───── Record extracts ─────

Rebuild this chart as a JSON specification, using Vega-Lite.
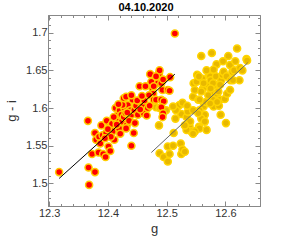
{
 "$schema": "https://vega.github.io/schema/vega-lite/v6.json",
 "width": 212, "height": 191,
 "autosize": "none",
 "padding": {"left": 48, "top": 15, "right": 28, "bottom": 34},
 "title": {"text": "04.10.2020", "fontSize": 11, "fontWeight": "bold", "font": "Liberation Sans", "color": "#000", "offset": -1, "dx": -8},
 "config": {
  "view": {"stroke": "#888", "strokeWidth": 1},
  "font": "Liberation Sans",
  "axis": {"grid": false, "domainColor": "#888", "tickColor": "#888", "labelColor": "#333", "titleColor": "#333", "labelFontSize": 11, "titleFontSize": 13, "titleFontWeight": "normal", "labelFont": "Liberation Sans", "titleFont": "Liberation Sans"}
 },
 "datasets": {
  "red": [
   {"g":12.317,"gi":1.515},{"g":12.368,"gi":1.498},{"g":12.367,"gi":1.521},{"g":12.378,"gi":1.515},{"g":12.366,"gi":1.583},
   {"g":12.373,"gi":1.539},{"g":12.378,"gi":1.567},{"g":12.380,"gi":1.558},{"g":12.384,"gi":1.541},{"g":12.392,"gi":1.539},
   {"g":12.396,"gi":1.535},{"g":12.389,"gi":1.577},{"g":12.385,"gi":1.562},{"g":12.391,"gi":1.564},{"g":12.397,"gi":1.567},
   {"g":12.398,"gi":1.583},{"g":12.401,"gi":1.549},{"g":12.404,"gi":1.543},{"g":12.403,"gi":1.575},{"g":12.407,"gi":1.579},
   {"g":12.408,"gi":1.569},{"g":12.411,"gi":1.558},{"g":12.405,"gi":1.562},{"g":12.414,"gi":1.584},{"g":12.417,"gi":1.591},
   {"g":12.413,"gi":1.600},{"g":12.420,"gi":1.597},{"g":12.423,"gi":1.591},{"g":12.419,"gi":1.573},{"g":12.421,"gi":1.566},
   {"g":12.424,"gi":1.582},{"g":12.427,"gi":1.588},{"g":12.428,"gi":1.600},{"g":12.427,"gi":1.613},{"g":12.431,"gi":1.615},
   {"g":12.430,"gi":1.593},{"g":12.434,"gi":1.604},{"g":12.436,"gi":1.585},{"g":12.438,"gi":1.597},{"g":12.440,"gi":1.591},
   {"g":12.432,"gi":1.577},{"g":12.431,"gi":1.573},{"g":12.436,"gi":1.583},{"g":12.440,"gi":1.550},{"g":12.442,"gi":1.611},
   {"g":12.445,"gi":1.597},{"g":12.444,"gi":1.567},{"g":12.448,"gi":1.603},{"g":12.451,"gi":1.591},{"g":12.454,"gi":1.629},
   {"g":12.457,"gi":1.606},{"g":12.460,"gi":1.603},{"g":12.461,"gi":1.593},{"g":12.464,"gi":1.629},{"g":12.468,"gi":1.600},
   {"g":12.471,"gi":1.603},{"g":12.472,"gi":1.645},{"g":12.474,"gi":1.635},{"g":12.476,"gi":1.626},{"g":12.477,"gi":1.619},
   {"g":12.470,"gi":1.617},{"g":12.478,"gi":1.611},{"g":12.482,"gi":1.611},{"g":12.485,"gi":1.633},{"g":12.487,"gi":1.646},
   {"g":12.488,"gi":1.650},{"g":12.491,"gi":1.633},{"g":12.494,"gi":1.638},{"g":12.493,"gi":1.624},{"g":12.491,"gi":1.611},
   {"g":12.495,"gi":1.609},{"g":12.491,"gi":1.601},{"g":12.494,"gi":1.593},{"g":12.493,"gi":1.588},{"g":12.502,"gi":1.624},
   {"g":12.505,"gi":1.623},{"g":12.506,"gi":1.641},{"g":12.514,"gi":1.699},{"g":12.478,"gi":1.629},{"g":12.482,"gi":1.642},
   {"g":12.410,"gi":1.588},{"g":12.415,"gi":1.578},{"g":12.425,"gi":1.604},{"g":12.433,"gi":1.594},{"g":12.446,"gi":1.580},
   {"g":12.450,"gi":1.610},{"g":12.455,"gi":1.598},{"g":12.462,"gi":1.610},{"g":12.400,"gi":1.572},{"g":12.387,"gi":1.553},
   {"g":12.395,"gi":1.560},{"g":12.418,"gi":1.605},{"g":12.440,"gi":1.617},{"g":12.458,"gi":1.616},{"g":12.466,"gi":1.590}
  ],
  "yellow": [
   {"g":12.487,"gi":1.577},{"g":12.488,"gi":1.540},{"g":12.495,"gi":1.535},{"g":12.502,"gi":1.529},{"g":12.505,"gi":1.539},
   {"g":12.502,"gi":1.549},{"g":12.511,"gi":1.550},{"g":12.512,"gi":1.567},{"g":12.515,"gi":1.586},{"g":12.519,"gi":1.602},
   {"g":12.522,"gi":1.604},{"g":12.525,"gi":1.592},{"g":12.527,"gi":1.607},{"g":12.524,"gi":1.553},{"g":12.525,"gi":1.539},
   {"g":12.527,"gi":1.545},{"g":12.531,"gi":1.542},{"g":12.534,"gi":1.588},{"g":12.536,"gi":1.595},{"g":12.539,"gi":1.576},
   {"g":12.542,"gi":1.569},{"g":12.545,"gi":1.615},{"g":12.546,"gi":1.633},{"g":12.548,"gi":1.624},{"g":12.551,"gi":1.635},
   {"g":12.552,"gi":1.644},{"g":12.554,"gi":1.611},{"g":12.555,"gi":1.575},{"g":12.556,"gi":1.573},{"g":12.559,"gi":1.669},
   {"g":12.561,"gi":1.639},{"g":12.562,"gi":1.626},{"g":12.563,"gi":1.602},{"g":12.565,"gi":1.591},{"g":12.567,"gi":1.608},
   {"g":12.568,"gi":1.571},{"g":12.571,"gi":1.631},{"g":12.572,"gi":1.644},{"g":12.574,"gi":1.642},{"g":12.575,"gi":1.637},
   {"g":12.577,"gi":1.673},{"g":12.578,"gi":1.619},{"g":12.579,"gi":1.611},{"g":12.580,"gi":1.602},{"g":12.582,"gi":1.631},
   {"g":12.584,"gi":1.642},{"g":12.585,"gi":1.658},{"g":12.586,"gi":1.619},{"g":12.588,"gi":1.622},{"g":12.589,"gi":1.603},
   {"g":12.591,"gi":1.611},{"g":12.592,"gi":1.591},{"g":12.593,"gi":1.637},{"g":12.595,"gi":1.644},{"g":12.597,"gi":1.648},
   {"g":12.599,"gi":1.612},{"g":12.601,"gi":1.580},{"g":12.602,"gi":1.642},{"g":12.603,"gi":1.619},{"g":12.605,"gi":1.669},
   {"g":12.608,"gi":1.657},{"g":12.609,"gi":1.637},{"g":12.612,"gi":1.648},{"g":12.615,"gi":1.650},{"g":12.617,"gi":1.662},
   {"g":12.620,"gi":1.679},{"g":12.624,"gi":1.637},{"g":12.625,"gi":1.653},{"g":12.629,"gi":1.650},{"g":12.636,"gi":1.665},
   {"g":12.637,"gi":1.663},{"g":12.556,"gi":1.597},{"g":12.559,"gi":1.586},{"g":12.565,"gi":1.582},{"g":12.540,"gi":1.582},
   {"g":12.548,"gi":1.569},{"g":12.555,"gi":1.642},{"g":12.568,"gi":1.650},{"g":12.579,"gi":1.633},{"g":12.591,"gi":1.631},
   {"g":12.586,"gi":1.608},{"g":12.534,"gi":1.571},{"g":12.531,"gi":1.577},{"g":12.516,"gi":1.597},{"g":12.545,"gi":1.597},
   {"g":12.545,"gi":1.566},{"g":12.535,"gi":1.603},{"g":12.556,"gi":1.611},{"g":12.580,"gi":1.651},{"g":12.596,"gi":1.662},
   {"g":12.613,"gi":1.637},{"g":12.608,"gi":1.624},{"g":12.554,"gi":1.593},{"g":12.575,"gi":1.626},{"g":12.574,"gi":1.606},
   {"g":12.482,"gi":1.601},{"g":12.488,"gi":1.600},{"g":12.499,"gi":1.597},{"g":12.511,"gi":1.602},{"g":12.559,"gi":1.622},
   {"g":12.571,"gi":1.617},{"g":12.563,"gi":1.633}
  ],
  "fits": [
   {"set":"red","g":12.317,"gi":1.5066},{"set":"red","g":12.514,"gi":1.645},
   {"set":"yellow","g":12.474,"gi":1.541},{"set":"yellow","g":12.638,"gi":1.660}
  ]
 },
 "layer": [
  {
   "data": {"name": "yellow"},
   "mark": {"type": "point", "shape": "circle", "filled": true, "fill": "#e8b800", "stroke": "#ffd400", "strokeWidth": 1.5, "size": 50, "opacity": 1},
   "encoding": {
    "x": {"field": "g", "type": "quantitative", "title": "g",
     "scale": {"domain": [12.298, 12.659], "nice": false, "zero": false},
     "axis": {"orient": "bottom", "values": [12.3,12.32,12.34,12.36,12.38,12.4,12.42,12.44,12.46,12.48,12.5,12.52,12.54,12.56,12.58,12.6,12.62,12.64],
      "labelExpr": "abs(datum.value*10 - round(datum.value*10)) < 0.001 ? format(datum.value, '.1f') : ''",
      "tickSize": {"condition": {"test": "abs(datum.value*10 - round(datum.value*10)) < 0.001", "value": -5}, "value": -2.5},
      "labelPadding": 6, "titlePadding": 2, "labelFlush": false, "labelOverlap": false}},
    "y": {"field": "gi", "type": "quantitative", "title": "g - i",
     "scale": {"domain": [1.47, 1.7235], "nice": false, "zero": false},
     "axis": {"orient": "left", "values": [1.47,1.48,1.49,1.5,1.51,1.52,1.53,1.54,1.55,1.56,1.57,1.58,1.59,1.6,1.61,1.62,1.63,1.64,1.65,1.66,1.67,1.68,1.69,1.7,1.71,1.72],
      "labelExpr": "abs(datum.value*20 - round(datum.value*20)) < 0.001 ? format(datum.value, '~g') : ''",
      "tickSize": {"condition": {"test": "abs(datum.value*20 - round(datum.value*20)) < 0.001", "value": -5}, "value": -2.5},
      "labelPadding": 6, "titlePadding": 7, "labelFlush": false, "labelOverlap": false}}
   }
  },
  {
   "data": {"name": "red"},
   "mark": {"type": "point", "shape": "circle", "filled": true, "fill": "#ff0000", "stroke": "#ffcc00", "strokeWidth": 1.5, "size": 50, "opacity": 1},
   "encoding": {
    "x": {"field": "g", "type": "quantitative", "axis": null},
    "y": {"field": "gi", "type": "quantitative", "axis": null}
   }
  },
  {
   "data": {"name": "fits"},
   "mark": {"type": "line", "strokeWidth": 1},
   "encoding": {
    "x": {"field": "g", "type": "quantitative", "title": null,
     "axis": {"orient": "top", "values": [12.3,12.32,12.34,12.36,12.38,12.4,12.42,12.44,12.46,12.48,12.5,12.52,12.54,12.56,12.58,12.6,12.62,12.64],
      "labels": false,
      "tickSize": {"condition": {"test": "abs(datum.value*10 - round(datum.value*10)) < 0.001", "value": -5}, "value": -2.5}}},
    "y": {"field": "gi", "type": "quantitative", "title": null,
     "axis": {"orient": "right", "values": [1.47,1.48,1.49,1.5,1.51,1.52,1.53,1.54,1.55,1.56,1.57,1.58,1.59,1.6,1.61,1.62,1.63,1.64,1.65,1.66,1.67,1.68,1.69,1.7,1.71,1.72],
      "labels": false,
      "tickSize": {"condition": {"test": "abs(datum.value*20 - round(datum.value*20)) < 0.001", "value": -5}, "value": -2.5}}},
    "detail": {"field": "set", "type": "nominal"},
    "color": {"field": "set", "type": "nominal", "scale": {"domain": ["red", "yellow"], "range": ["#000000", "#666666"]}, "legend": null}
   }
  }
 ],
 "resolve": {"axis": {"x": "independent", "y": "independent"}}
}
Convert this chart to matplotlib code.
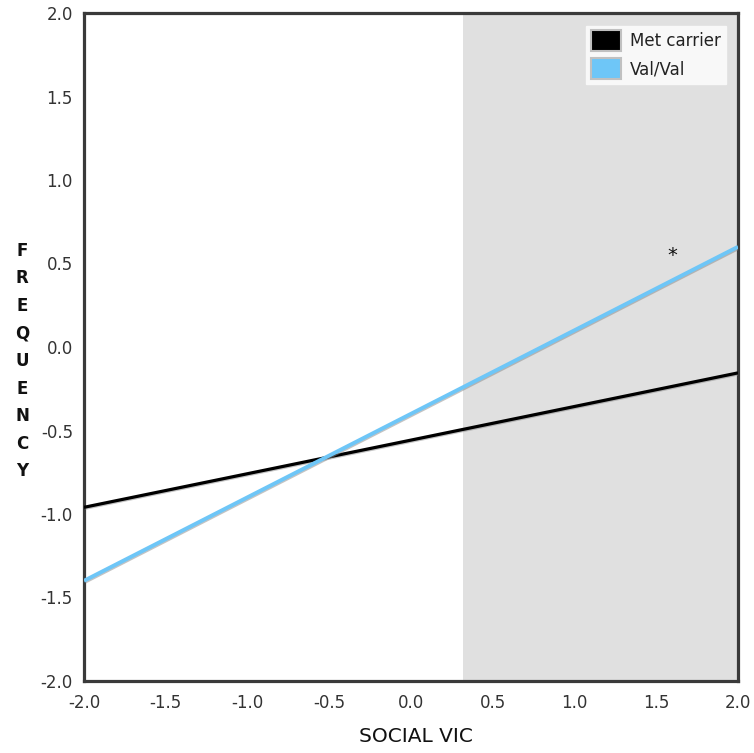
import matplotlib
matplotlib.use("Agg")
import matplotlib.pyplot as plt
import matplotlib.patheffects as pe
from matplotlib.patches import Patch

x_vals = [-2.0, 2.0]
met_carrier = [-0.96, -0.155]
val_val = [-1.40, 0.60]
shade_start = 0.32
star_pos = (1.60, 0.545)
ticks = [-2.0, -1.5, -1.0, -0.5, 0.0, 0.5, 1.0, 1.5, 2.0]
tick_labels = ["-2.0", "-1.5", "-1.0", "-0.5", "0.0", "0.5", "1.0", "1.5", "2.0"]

fig = plt.figure(figsize=(7.54, 7.53), dpi=100)
ax = fig.add_axes([84/754, 1-681/753, (738-84)/754, (681-13)/753])

ax.axvspan(shade_start, 2.0, color="#e0e0e0", zorder=0, lw=0)

shadow = [pe.SimpleLineShadow(offset=(0.7, -0.7), shadow_color="#888888", alpha=0.5), pe.Normal()]
ax.plot(x_vals, met_carrier, color="black", lw=2.3, solid_capstyle="butt", path_effects=shadow, zorder=3)
ax.plot(x_vals, val_val, color="#6ec6f7", lw=2.8, solid_capstyle="butt", path_effects=shadow, zorder=3)

ax.text(star_pos[0], star_pos[1], "*", fontsize=14, ha="center", va="center", color="#111111")

ax.set_xlim(-2, 2)
ax.set_ylim(-2, 2)
ax.set_xticks(ticks)
ax.set_xticklabels(tick_labels)
ax.set_yticks(ticks)
ax.set_yticklabels(tick_labels)
ax.tick_params(length=0, labelsize=12, colors="#333333")
ax.tick_params(axis="x", pad=9)
ax.tick_params(axis="y", pad=8)
for s in ax.spines.values():
    s.set_color("#3a3a3a")
    s.set_linewidth(2.3)

fig.text(416/754, 1-737/753, "SOCIAL VIC", fontsize=14.5, ha="center", va="center", color="#111111")
fig.text(22/754, 1-361/753, "F\nR\nE\nQ\nU\nE\nN\nC\nY", fontsize=12, ha="center", va="center",
         linespacing=1.68, color="#111111", fontweight="semibold")

handles = [Patch(facecolor="black", edgecolor="#c0c0c0", lw=1.5, label="Met carrier"),
           Patch(facecolor="#6ec6f7", edgecolor="#c0c0c0", lw=1.5, label="Val/Val")]
leg = ax.legend(handles=handles, loc="upper right", fontsize=12,
                frameon=True, fancybox=False, handlelength=1.8, handleheight=1.5, handletextpad=0.5,
                borderpad=0.3, labelspacing=0.45, borderaxespad=0.75)
leg.get_frame().set_facecolor("#f8f8f8")
leg.get_frame().set_edgecolor("#f8f8f8")
leg.get_frame().set_alpha(1)
for t in leg.get_texts():
    t.set_color("#222222")

fig.savefig("out.png", dpi=100)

─────

Your instructions:
Only lines with the word "chart" should be collected from the material.

Response:
Rebuild this chart as a JSON specification, using Vega-Lite.
Convert this chart to matplotlib code.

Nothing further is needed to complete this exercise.